JEDDAH: New gene test to determine breast cancer risk
JEDDAH: Women will be able to find out how likely they are to develop breast cancer after a group of researchers in Manchester, Britain, carried out a gene test that could soon be used on high-risk groups, the BBC reported.
The Single Nucleotide Polymorphism test, which looks at 18 genetic variations known to affect the odds of developing breast cancer, is conducted on blood or saliva, and could reduce the number of women undergoing mastectomies.
The BRCA gene has been dubbed the “Angelina Jolie gene.” She revealed that she had a mastectomy after learning that she had an 87 percent chance of developing breast cancer.
Women with the BRCA mutation have a 30-90 percent risk of developing breast cancer, said Prof. Gareth Evans, who is leading the research into the test at the Manchester University Foundation Trust. The test will better inform women about whether to undergo a mastectomy, Evans added.
Women are given a percentage chance of developing breast cancer in the next 10 years and throughout their lifetime by combining the test’s results with data on breast density and the age a woman has children or reaches puberty.

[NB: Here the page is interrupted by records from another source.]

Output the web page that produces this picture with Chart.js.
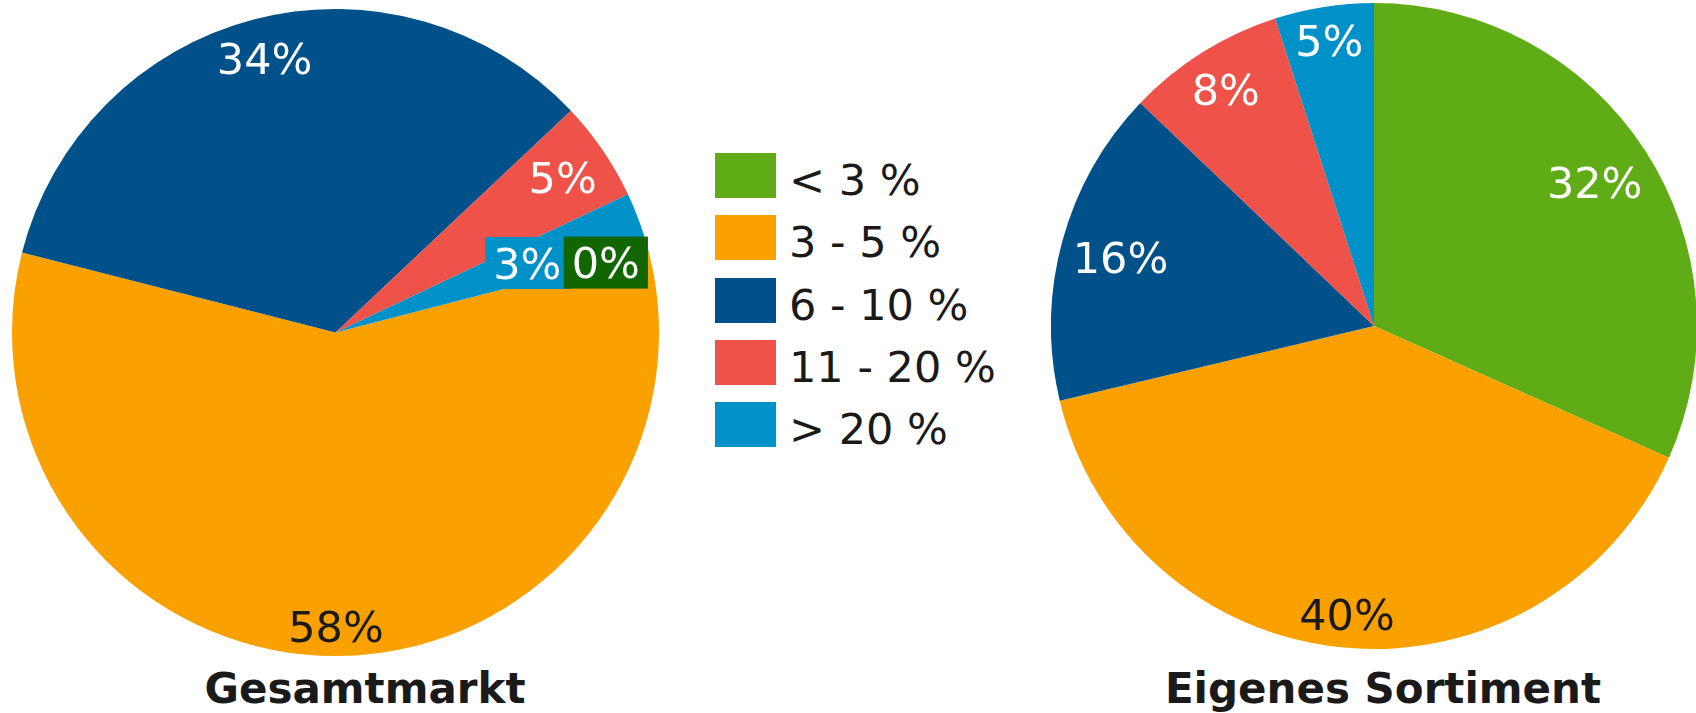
<!DOCTYPE html>
<html lang="de">
<head>
<meta charset="utf-8">
<title>Gesamtmarkt / Eigenes Sortiment</title>
<script src="https://cdn.jsdelivr.net/npm/chart.js@4.4.1/dist/chart.umd.min.js"></script>
<style>
    html, body {
        margin: 0;
        padding: 0;
        background: #fff;
    }
    body {
        width: 1696px;
        height: 713px;
        position: relative;
        overflow: hidden;
        font-family: "DejaVu Sans", Verdana, sans-serif;
        color: #1a1a1a;
    }
    canvas {
        position: absolute;
    }
    #pie-left { left: 12px; top: 9px; }
    #pie-right { left: 1051px; top: 3px; }
    .pie-title {
        position: absolute;
        width: 600px;
        top: 664px;
        font-size: 42px;
        line-height: 50px;
        font-weight: bold;
        text-align: center;
    }
    #legend {
        position: absolute;
        left: 715px;
        top: 153px;
    }
    .legend-item {
        display: flex;
        align-items: flex-start;
        height: 62.25px;
    }
    .legend-swatch {
        width: 61px;
        height: 45px;
        margin-right: 13px;
    }
    .legend-text {
        font-size: 43px;
        line-height: 50px;
        margin-top: 2px;
        white-space: pre;
    }
</style>
</head>
<body>
<canvas id="pie-left" width="647" height="647"></canvas>
<canvas id="pie-right" width="646" height="646"></canvas>
<div id="legend"></div>
<div class="pie-title" style="left: 65px;">Gesamtmarkt</div>
<div class="pie-title" style="left: 1083px;">Eigenes Sortiment</div>

<script>
// Margin classes, shared by both pies
const categories = ['< 3 %', '3 - 5 %', '6 - 10 %', '11 - 20 %', '> 20 %'];

// Share of products per margin class (%)
const gesamtmarktValues = [0, 58, 34, 5, 3];
const sortimentValues = [32, 40, 16, 8, 5];

// Colours
const sliceColors = ['#60ac17', '#faa100', '#005089', '#ee5249', '#0091c8'];
const labelTextColors = ['#ffffff', '#1a1a1a', '#ffffff', '#ffffff', '#ffffff'];
const zeroBoxColor = '#116600';

// Build the legend between the two pies
const legendEl = document.getElementById('legend');
categories.forEach((cat, i) => {
    const item = document.createElement('div');
    item.className = 'legend-item';
    const swatch = document.createElement('div');
    swatch.className = 'legend-swatch';
    swatch.style.background = sliceColors[i];
    const text = document.createElement('span');
    text.className = 'legend-text';
    text.textContent = cat;
    item.appendChild(swatch);
    item.appendChild(text);
    legendEl.appendChild(item);
});

// Percent labels near the outer edge of each slice; slices too narrow
// for their text get a filled box, and colliding labels are pushed inwards
const sliceLabels = {
    id: 'sliceLabels',
    afterDatasetsDraw(chart, args, opts) {
        const ctx = chart.ctx;
        const meta = chart.getDatasetMeta(0);
        const values = chart.data.datasets[0].data;
        ctx.save();
        ctx.font = opts.font;

        const placed = [];
        meta.data.forEach((arc, i) => {
            const p = arc.getProps(['x', 'y', 'startAngle', 'endAngle', 'outerRadius'], true);
            const mid = (p.startAngle + p.endAngle) / 2;
            const text = values[i] + '%';
            const tw = ctx.measureText(text).width;
            const boxed = (p.endAngle - p.startAngle) < opts.minArc;
            const w = boxed ? tw + 2 * opts.boxPadX : tw;
            const h = boxed ? opts.boxHeight : opts.textHeight;
            const ux = Math.cos(mid);
            const uy = Math.sin(mid);
            const proj = Math.abs(ux) * w / 2 + Math.abs(uy) * h / 2;
            let d = p.outerRadius - (boxed ? opts.boxInset : opts.textInset) - proj;

            const overlapAt = (dist) => {
                const cx = p.x + ux * dist;
                const cy = p.y + uy * dist;
                let worst = 0;
                placed.forEach(b => {
                    const ox = Math.min(cx + w / 2, b.x + b.w / 2) - Math.max(cx - w / 2, b.x - b.w / 2);
                    const oy = Math.min(cy + h / 2, b.y + b.h / 2) - Math.max(cy - h / 2, b.y - b.h / 2);
                    worst = Math.max(worst, Math.min(ox, oy));
                });
                return worst;
            };
            while (d > 0 && overlapAt(d) > opts.maxOverlap) {
                d -= 1;
            }

            placed.push({
                x: p.x + ux * d,
                y: p.y + uy * d,
                w: w,
                h: h,
                text: text,
                boxed: boxed,
                fill: values[i] === 0 ? zeroBoxColor : sliceColors[i],
                color: labelTextColors[i]
            });
        });

        // later slices first, so the first one ends up on top
        placed.slice().reverse().forEach(b => {
            if (b.boxed) {
                ctx.fillStyle = b.fill;
                ctx.fillRect(b.x - b.w / 2, b.y - b.h / 2, b.w, b.h);
            }
            ctx.fillStyle = b.color;
            ctx.textAlign = 'center';
            ctx.textBaseline = 'alphabetic';
            ctx.fillText(b.text, b.x, b.y + opts.capHeight / 2);
        });
        ctx.restore();
    }
};

function makePie(canvasId, values, rotation) {
    const ctx = document.getElementById(canvasId).getContext('2d');
    return new Chart(ctx, {
        type: 'pie',
        data: {
            labels: categories,
            datasets: [{
                data: values,
                backgroundColor: sliceColors,
                borderWidth: 0
            }]
        },
        options: {
            responsive: false,
            animation: false,
            events: [],
            rotation: rotation,
            layout: { padding: 0 },
            plugins: {
                legend: { display: false },
                tooltip: { enabled: false },
                sliceLabels: {
                    font: '43px "DejaVu Sans", Verdana, sans-serif',
                    capHeight: 31,
                    textHeight: 40,
                    textInset: 9,
                    boxHeight: 52,
                    boxPadX: 8,
                    boxInset: -3,
                    minArc: 15 * Math.PI / 180,
                    maxOverlap: 6
                }
            }
        },
        plugins: [sliceLabels]
    });
}

makePie('pie-left', gesamtmarktValues, 75.5);
makePie('pie-right', sortimentValues, 0);
</script>
</body>
</html>
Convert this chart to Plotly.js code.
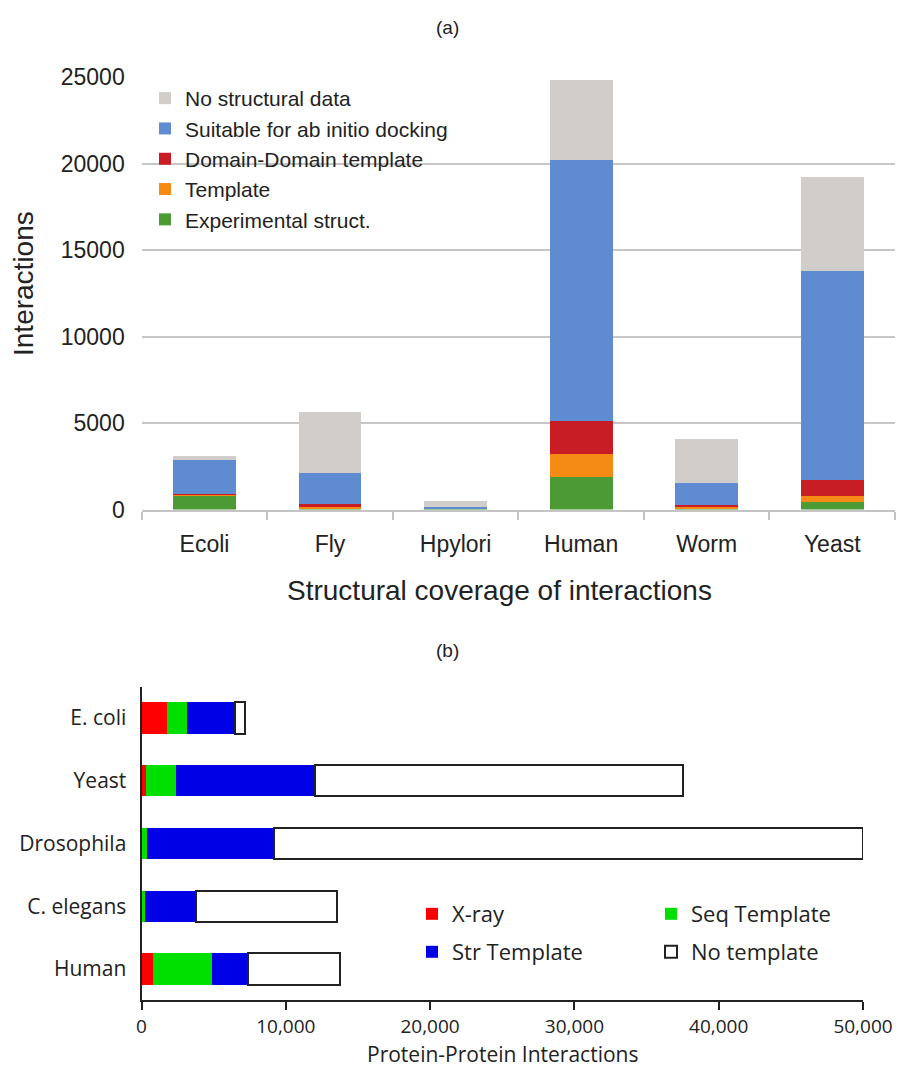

Becky Measures, a radio presenter on Peak FM, had to remove a breast at the age of 24 soon after finding out that she carried the BRCA1 gene mutation. She also learned that she has to remove her womb and ovaries in the next four months.
“When they find that they have the BRCA1 or 2 gene, many women fear that they have to take action immediately,” said Measures. “The new test will give women more options and help them make a more informed decision.”
The test should be made widely available, said Evans, as it allows women to learn their likelihood of developing breast cancer. “This is a massive game-changer for breast cancer,” he said.
The team of researchers plan to look at samples from 60,000 women by working with Cambridge University and researchers in the US, Australia and Europe.
The team hopes to improve the gene test within two years to include up to 300 genetic variants that affect the likelihood of developing the disease.
The team is also researching whether the test can be used to understand how genes affect the risk of developing other forms of cancer, such as prostate, uterine, ovarian, lung and colorectal.
It could be useful to people with the BRCA gene mutation who have a high risk of developing ovarian cancer.
“The more we learn about the genetic components behind these increased risks of developing breast cancer in women who have a family history of the disease, the better the choice they can make about their health,” the BBC quoted Dr. Justine Alford, senior science communications officer at Cancer Research UK, as saying.
Helping women with no family history of breast cancer who may still have a genetic risk of developing the disease is next on the list, said Lester Barr, chairman of Prevent Breast Cancer, a Manchester-based charity that funded some of the research.